If$\int_0^{2\pi} |f^*(e^{i\theta})|^{1/3}d\theta <\infty$ then $f\in H^{1/3}(D) $

Question

Question If$\int_0^{2\pi} |f^*(e^{i\theta})|^{1/3}d\theta <\infty$ then $f\in H^{1/3}(D) $ where $f$ is analytic and $f^*$ is non tangential limit of $f$ $H^{1/3}(D)$ is Hardy Space.

Answer 1

This is wrong at least twice. First, $H^{1/3}$ is a space of holomorphic functions, and the functions in $L^{1/3}(D)$ are not holomorphic. So $L^{1/3}\subset H^{1/3}$ is simply not true, hence any "proof" must be wrong. (A more sensible version of the problem would be to show that $L^{1/3}\cap H(D)\subset H^{1/3}$; that's also false, not quite so obviously.)
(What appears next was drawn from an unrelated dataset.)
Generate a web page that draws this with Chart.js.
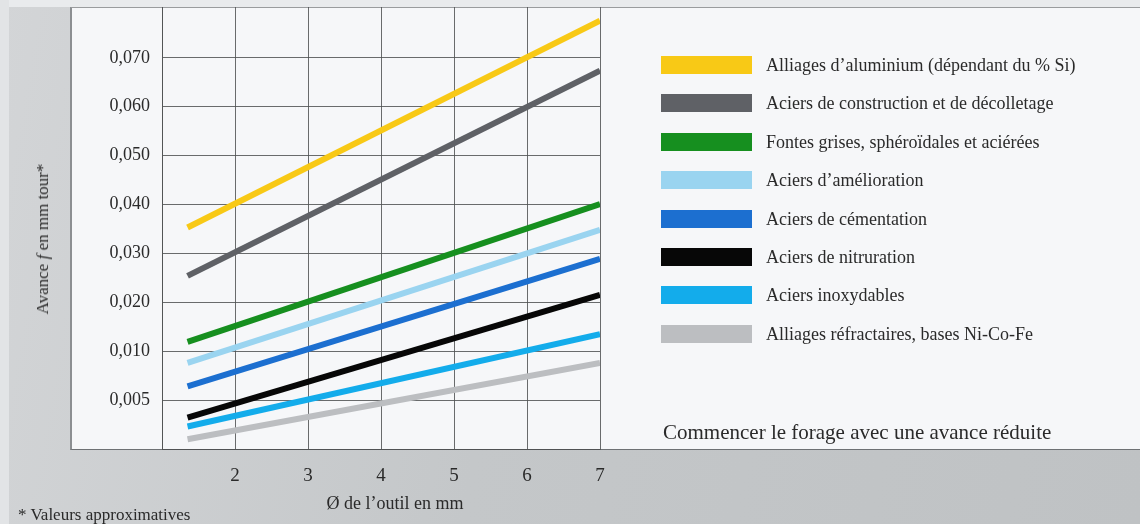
<!DOCTYPE html>
<html lang="fr">
<head>
<meta charset="utf-8">
<title>Avance en fonction du diamètre de l'outil</title>
<script src="https://cdn.jsdelivr.net/npm/chart.js@4.4.1/dist/chart.umd.min.js"></script>
<style>
    html, body { margin: 0; padding: 0; }
    body {
        width: 1140px; height: 524px; position: relative; overflow: hidden;
        font-family: "Liberation Serif", "DejaVu Serif", serif; color: #2a2a2a;
        background: linear-gradient(100deg, #d3d5d7 0%, #c4c7c9 45%, #bfc2c4 100%);
    }
    #bandeGauche { position: absolute; left: 0; top: 0; width: 9px; height: 524px; background: #e2e4e6; }
    #hautPanneau { position: absolute; left: 9px; top: 0; width: 1131px; height: 7px; background: #e9ebed; }
    #panneau {
        position: absolute; left: 70px; top: 7px; width: 1070px; height: 441px;
        background: #f6f7f9; border-top: 1px solid #9a9c9e; border-left: 2px solid #8c8f92;
        border-bottom: 1px solid #6e7174; box-sizing: content-box;
    }
    #graphique { position: absolute; left: 0; top: 0; width: 1140px; height: 524px; }
    #titreY {
        position: absolute; left: 43px; top: 239px; font-size: 17px; white-space: nowrap;
        transform: translate(-50%, -50%) rotate(-90deg);
    }
    #titreX { position: absolute; left: 395px; top: 503px; font-size: 18px; white-space: nowrap; transform: translate(-50%, -50%); }
    #note { position: absolute; left: 18px; top: 515px; font-size: 17px; white-space: nowrap; transform: translateY(-50%); }
    #conseil { position: absolute; left: 663px; top: 432px; font-size: 21px; white-space: nowrap; transform: translateY(-50%); }
    #legende { position: absolute; left: 661px; top: 0; }
    .ligneLegende { position: absolute; left: 0; height: 18px; white-space: nowrap; }
    .boite { position: absolute; left: 0; top: 0; width: 91px; height: 18px; }
    .texte { position: absolute; left: 105px; top: 50%; transform: translateY(-50%); font-size: 18px; }
</style>
</head>
<body>
<div id="bandeGauche"></div>
<div id="hautPanneau"></div>
<div id="panneau"></div>
<div id="graphique"><canvas id="avanceChart"></canvas></div>
<div id="titreY">Avance <i>f</i> en mm tour*</div>
<div id="titreX">Ø de l’outil en mm</div>
<div id="note">* Valeurs approximatives</div>
<div id="conseil">Commencer le forage avec une avance réduite</div>
<div id="legende"></div>

<script>
// Données
const matieres = [
    "Alliages d’aluminium (dépendant du % Si)",
    "Aciers de construction et de décolletage",
    "Fontes grises, sphéroïdales et aciérées",
    "Aciers d’amélioration",
    "Aciers de cémentation",
    "Aciers de nitruration",
    "Aciers inoxydables",
    "Alliages réfractaires, bases Ni-Co-Fe"
];
const diametres = [1.35, 7];                 // Ø de l'outil (mm), début et fin des droites
const avanceDebut = [0.0353, 0.0254, 0.0119, 0.0088, 0.0064, 0.0032, 0.0023, 0.0010];
const avanceFin = [0.0776, 0.0674, 0.0401, 0.0348, 0.0289, 0.0215, 0.0135, 0.0088];
const graduationsY = [0.005, 0.010, 0.020, 0.030, 0.040, 0.050, 0.060, 0.070];
const etiquettesY = ["0,005", "0,010", "0,020", "0,030", "0,040", "0,050", "0,060", "0,070"];
const graduationsX = [2, 3, 4, 5, 6, 7];

const couleurs = ["#f8c916", "#5f6166", "#168f1f", "#9ad4f0", "#1c6fd0", "#070707", "#13aceb", "#bcbec1"];

// L'axe vertical n'est pas linéaire : 0 -> 0,005 -> 0,010 puis pas de 0,010
function position(v) {
    return v <= 0.010 ? v / 0.005 : 1 + v / 0.010;
}

Chart.defaults.font.family = '"Liberation Serif", "DejaVu Serif", serif';
Chart.defaults.color = "#2a2a2a";

const grille = "rgba(80, 82, 84, 0.85)";

const datasets = matieres.map((nom, i) => ({
    label: nom,
    data: [
        { x: diametres[0], y: position(avanceDebut[i]) },
        { x: diametres[1], y: position(avanceFin[i]) }
    ],
    borderColor: couleurs[i],
    backgroundColor: couleurs[i],
    borderWidth: 6,
    borderCapStyle: "butt",
    pointRadius: 0,
    tension: 0,
    fill: false,
    order: i
}));

const chart = new Chart(document.getElementById("avanceChart").getContext("2d"), {
    type: "line",
    data: { datasets: datasets },
    options: {
        responsive: true,
        maintainAspectRatio: false,
        animation: false,
        layout: { padding: { left: 70, right: 540, top: 7, bottom: 0 } },
        plugins: { legend: { display: false }, tooltip: { enabled: false } },
        scales: {
            x: {
                type: "linear",
                min: 1, max: 7,
                ticks: {
                    stepSize: 1,
                    padding: 16,
                    font: { size: 19 },
                    callback: v => graduationsX.includes(v) ? String(v) : ""
                },
                grid: { color: grille, lineWidth: 1, drawTicks: false },
                border: { color: grille },
                afterFit: scale => { scale.height = 75; }
            },
            y: {
                type: "linear",
                min: 0, max: 9.04,
                ticks: {
                    stepSize: 1,
                    includeBounds: false,
                    padding: 12,
                    font: { size: 18 },
                    callback: v => {
                        const k = graduationsY.findIndex(g => Math.abs(position(g) - v) < 1e-6);
                        return k >= 0 ? etiquettesY[k] : "";
                    }
                },
                grid: {
                    drawTicks: false,
                    lineWidth: 1,
                    color: c => (c.tick && c.tick.value > 8.5) ? "rgba(0,0,0,0)" : grille
                },
                border: { color: grille },
                afterFit: scale => {
                    scale.width = 92;
                    scale.paddingTop = 0;
                    scale.paddingBottom = 0;
                }
            }
        }
    }
});

// Légende HTML construite à partir des séries du graphique
const legende = document.getElementById("legende");
chart.data.datasets.forEach((d, i) => {
    const ligne = document.createElement("div");
    ligne.className = "ligneLegende";
    ligne.style.top = (56 + i * 38.4) + "px";
    const boite = document.createElement("div");
    boite.className = "boite";
    boite.style.background = d.borderColor;
    const texte = document.createElement("div");
    texte.className = "texte";
    texte.textContent = d.label;
    ligne.appendChild(boite);
    ligne.appendChild(texte);
    legende.appendChild(ligne);
});
</script>
</body>
</html>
You ask whether the second-last inequality is right. In fact the very first inequality is wrong or worse. Starting with $f\in L^{1/3}(D)$ you say $\int_0^{2\pi}|f(e^{it})|^{1/3}\,dt<\infty$. That's not so; in fact that doesn't make any sense, because there's no such thing as $f(e^{it})$ in the first place.

(If the "second-last" inequality is $\lim_{r\to 1^-} \int_0^{2\pi} |f(re^{i\theta})|^{1/3}d\theta \leq \int_0^{2\pi} |f(e^{i\theta})|^{1/3}d\theta$$ $, that's also wrong - no reason it should hold, unless for example $f$ is holomorphic...)
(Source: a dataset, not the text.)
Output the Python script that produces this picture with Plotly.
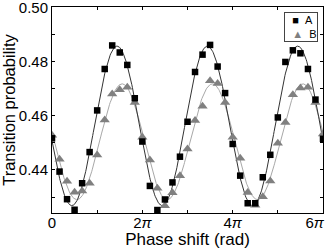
import numpy as np
import plotly.graph_objects as go

# phase shift in units of pi
phase_over_pi = [0.000, 0.167, 0.333, 0.500, 0.667, 0.833, 1.000, 1.167, 1.333, 1.500,
                 1.667, 1.833, 2.000, 2.167, 2.333, 2.500, 2.667, 2.833, 3.000, 3.167,
                 3.333, 3.500, 3.667, 3.833, 4.000, 4.167, 4.333, 4.500, 4.667, 4.833,
                 5.000, 5.167, 5.333, 5.500, 5.667, 5.833, 6.000]

prob_A = [0.4517, 0.4394, 0.4292, 0.4253, 0.4351, 0.4466, 0.4620, 0.4773, 0.4860, 0.4834,
          0.4788, 0.4665, 0.4505, 0.4341, 0.4252, 0.4291, 0.4354, 0.4449, 0.4578, 0.4762,
          0.4826, 0.4862, 0.4782, 0.4684, 0.4496, 0.4379, 0.4277, 0.4277, 0.4373, 0.4456,
          0.4594, 0.4799, 0.4842, 0.4831, 0.4773, 0.4660, 0.4515]

prob_B = [0.4528, 0.4440, 0.4358, 0.4318, 0.4322, 0.4351, 0.4455, 0.4585, 0.4681, 0.4696,
          0.4706, 0.4649, 0.4521, 0.4437, 0.4332, 0.4268, 0.4316, 0.4379, 0.4477, 0.4583,
          0.4635, 0.4730, 0.4719, 0.4649, 0.4521, 0.4443, 0.4317, 0.4270, 0.4301, 0.4359,
          0.4499, 0.4575, 0.4678, 0.4703, 0.4706, 0.4649, 0.4533]

series_names = ["A", "B"]
x_tick_multiples = [0, 1, 2, 3, 4, 5, 6]
x_tick_labels = ["0", "", "2<i>π</i>", "", "4<i>π</i>", "", "6<i>π</i>" + "\u00a0" * 4]
y_tick_vals = [0.43, 0.44, 0.45, 0.46, 0.47, 0.48, 0.49, 0.50]
y_tick_labels = ["", "0.44", "", "0.46", "", "0.48", "", "0.50"]

x = np.array(phase_over_pi) * np.pi


def sine_fit(xv, yv):
    M = np.column_stack([np.ones_like(xv), np.cos(xv), np.sin(xv)])
    coef, *_ = np.linalg.lstsq(M, np.array(yv), rcond=None)
    xf = np.linspace(xv.min(), xv.max(), 500)
    return xf, coef[0] + coef[1] * np.cos(xf) + coef[2] * np.sin(xf)


xa, fa = sine_fit(x, prob_A)
xb, fb = sine_fit(x, prob_B)

FONT = "Liberation Sans, Arial, sans-serif"

fig = go.Figure()
fig.add_trace(go.Scatter(x=xb, y=fb, mode="lines", line=dict(color="#a8a8a8", width=1),
                         showlegend=False, hoverinfo="skip"))
fig.add_trace(go.Scatter(x=xa, y=fa, mode="lines", line=dict(color="#333333", width=1),
                         showlegend=False, hoverinfo="skip"))
fig.add_trace(go.Scatter(x=x, y=prob_B, mode="markers", name=series_names[1],
                         marker=dict(symbol="triangle-up", size=9, color="#808080",
                                     line=dict(width=0)), showlegend=False))
fig.add_trace(go.Scatter(x=x, y=prob_A, mode="markers", name=series_names[0],
                         marker=dict(symbol="square", size=6.5, color="black",
                                     line=dict(width=0)), showlegend=False))

fig.add_annotation(
    xref="paper", yref="paper", x=0.982, y=0.976, xanchor="right", yanchor="top",
    text="\u00a0\u00a0<span style='color:black'>■</span>\u00a0\u00a0" + series_names[0]
         + "<br>\u00a0\u00a0<span style='color:#808080'>▲</span>\u00a0\u00a0" + series_names[1],
    showarrow=False, align="left", font=dict(family=FONT, size=11, color="black"),
    bordercolor="#444444", borderwidth=1, borderpad=1, bgcolor="white",
)

fig.update_xaxes(
    range=[0, 6 * np.pi], tickvals=[m * np.pi for m in x_tick_multiples], ticktext=x_tick_labels,
    ticks="inside", ticklen=3, tickcolor="black", mirror="ticks", showline=True,
    linecolor="black", linewidth=1, showgrid=False, zeroline=False,
    tickfont=dict(family=FONT, size=15, color="black"), ticklabeloverflow="allow",
    ticklabelstandoff=-4,
    title=dict(text="Phase shift (rad)", font=dict(family=FONT, size=17, color="black"), standoff=3),
)
fig.update_yaxes(
    range=[0.4241, 0.5002], tickvals=y_tick_vals, ticktext=y_tick_labels,
    ticks="inside", ticklen=3, tickcolor="black", mirror="ticks", showline=True,
    linecolor="black", linewidth=1, showgrid=False, zeroline=False,
    tickfont=dict(family=FONT, size=15, color="black"), ticklabeloverflow="allow",
    title=dict(text="Transition probability", font=dict(family=FONT, size=16.5, color="black"), standoff=4),
)
fig.update_layout(
    width=327, height=249, margin=dict(l=52, r=4, t=7, b=36, autoexpand=False),
    paper_bgcolor="white", plot_bgcolor="white", showlegend=False,
)
fig.write_html("out.html", config={"displayModeBar": False},
               post_script="document.body.style.margin='0';document.body.style.overflow='hidden';")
Edit: Turns out that what the OP really wanted to know was why a proof in a certain post works.

Note first that in that other post the author uses the same letter, $f$, for the holomorphic function $f$ and also for its non-tangential maximal function. Very bad notation, leading to confusion over whether the author is or not assuming that $f\in L^p$.

So, if $f$ is a function defined in $D$ we let $f^*(e^{it})$ denote the non-tangential maximal function of $f$.

Trivial Lemma. Suppose $f\in H(D)$ and $p>0$. Then $f\in H^p(D)$ if and only if $f^*\in L^p(\Bbb T)$.

Note that's $L^p(\Bbb T)$, not $L^p(D)$.

Proof. Well, one direction is not actually trivial: If $f\in H^p$ then it's a standard result, towards the start of any treatment of Hardy spaces, that $f^*\in L^p(\Bbb T)$.

Suppose now that $f^*\in L^p(\Bbb T)$. If $0<r<1$ the definition of $f^*$ shows that $$|f(re^{it})|\le f^*(e^{it}).$$Hence $$\int_0^{2\pi}|f(re^{it})|^p\,dt\le \int_0^{2\pi} f^*(e^{it})^p\,dt;$$so $\sup_r\int_0^{2\pi}|f(re^{it})|^p\,dt<\infty$.